▽

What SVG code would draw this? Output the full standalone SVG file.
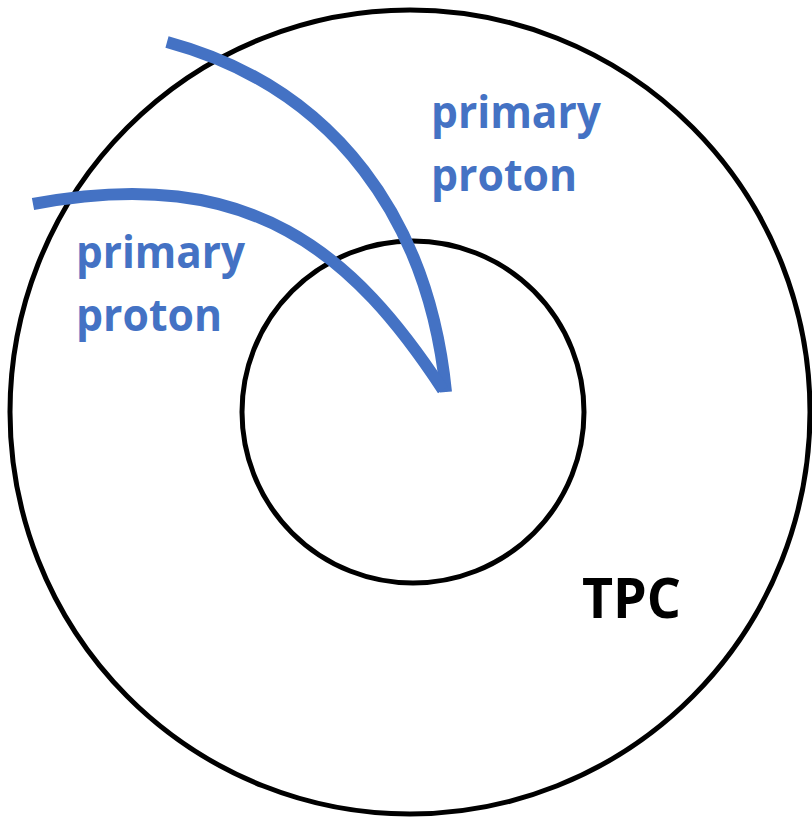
<svg xmlns="http://www.w3.org/2000/svg" width="812" height="817" viewBox="0 0 812 817">
<style>
.ring{fill:none;stroke:#000;stroke-width:5}
.track{fill:none;stroke:#4472C4;stroke-width:12;stroke-linecap:butt}
.lbl{font-family:"Open Sans","Liberation Sans",sans-serif;font-weight:bold;font-size:44px;fill:#4472C4}
.tpc{font-family:"Open Sans","Liberation Sans",sans-serif;font-weight:bold;font-size:56px;fill:#000}
</style>
<rect width="812" height="817" fill="#fff"/>
<g id="tpc-outer"><ellipse class="ring" cx="410" cy="412" rx="400" ry="402"/></g>
<g id="tpc-inner"><circle class="ring" cx="413" cy="412" r="171"/></g>
<g id="connectors">
<path class="track" d="M167,42 C337,88 429,222 446,392"/>
<path class="track" d="M33,204 C253,162 355,256 443,390"/>
</g>
<g id="label-proton-1">
<text class="lbl" x="431" y="128" textLength="170" lengthAdjust="spacingAndGlyphs">primary</text>
<text class="lbl" x="431" y="191" textLength="146" lengthAdjust="spacingAndGlyphs">proton</text>
</g>
<g id="label-proton-2">
<text class="lbl" x="76" y="268" textLength="169" lengthAdjust="spacingAndGlyphs">primary</text>
<text class="lbl" x="76" y="331" textLength="146" lengthAdjust="spacingAndGlyphs">proton</text>
</g>
<g id="label-tpc"><text class="tpc" x="582" y="618" textLength="99" lengthAdjust="spacingAndGlyphs">TPC</text></g>
</svg>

△

### TASK
Using the data above, write out every line exactly, leaving the images behind.

### SOLUTION TO THE EXERCISE
What SVG code would draw this? Output the full standalone SVG file.
<svg xmlns="http://www.w3.org/2000/svg" width="812" height="817" viewBox="0 0 812 817">
<style>
.ring{fill:none;stroke:#000;stroke-width:5}
.track{fill:none;stroke:#4472C4;stroke-width:12;stroke-linecap:butt}
.lbl{font-family:"Open Sans","Liberation Sans",sans-serif;font-weight:bold;font-size:44px;fill:#4472C4}
.tpc{font-family:"Open Sans","Liberation Sans",sans-serif;font-weight:bold;font-size:56px;fill:#000}
</style>
<rect width="812" height="817" fill="#fff"/>
<g id="tpc-outer"><ellipse class="ring" cx="410" cy="412" rx="400" ry="402"/></g>
<g id="tpc-inner"><circle class="ring" cx="413" cy="412" r="171"/></g>
<g id="connectors">
<path class="track" d="M167,42 C337,88 429,222 446,392"/>
<path class="track" d="M33,204 C253,162 355,256 443,390"/>
</g>
<g id="label-proton-1">
<text class="lbl" x="431" y="128" textLength="170" lengthAdjust="spacingAndGlyphs">primary</text>
<text class="lbl" x="431" y="191" textLength="146" lengthAdjust="spacingAndGlyphs">proton</text>
</g>
<g id="label-proton-2">
<text class="lbl" x="76" y="268" textLength="169" lengthAdjust="spacingAndGlyphs">primary</text>
<text class="lbl" x="76" y="331" textLength="146" lengthAdjust="spacingAndGlyphs">proton</text>
</g>
<g id="label-tpc"><text class="tpc" x="582" y="618" textLength="99" lengthAdjust="spacingAndGlyphs">TPC</text></g>
</svg>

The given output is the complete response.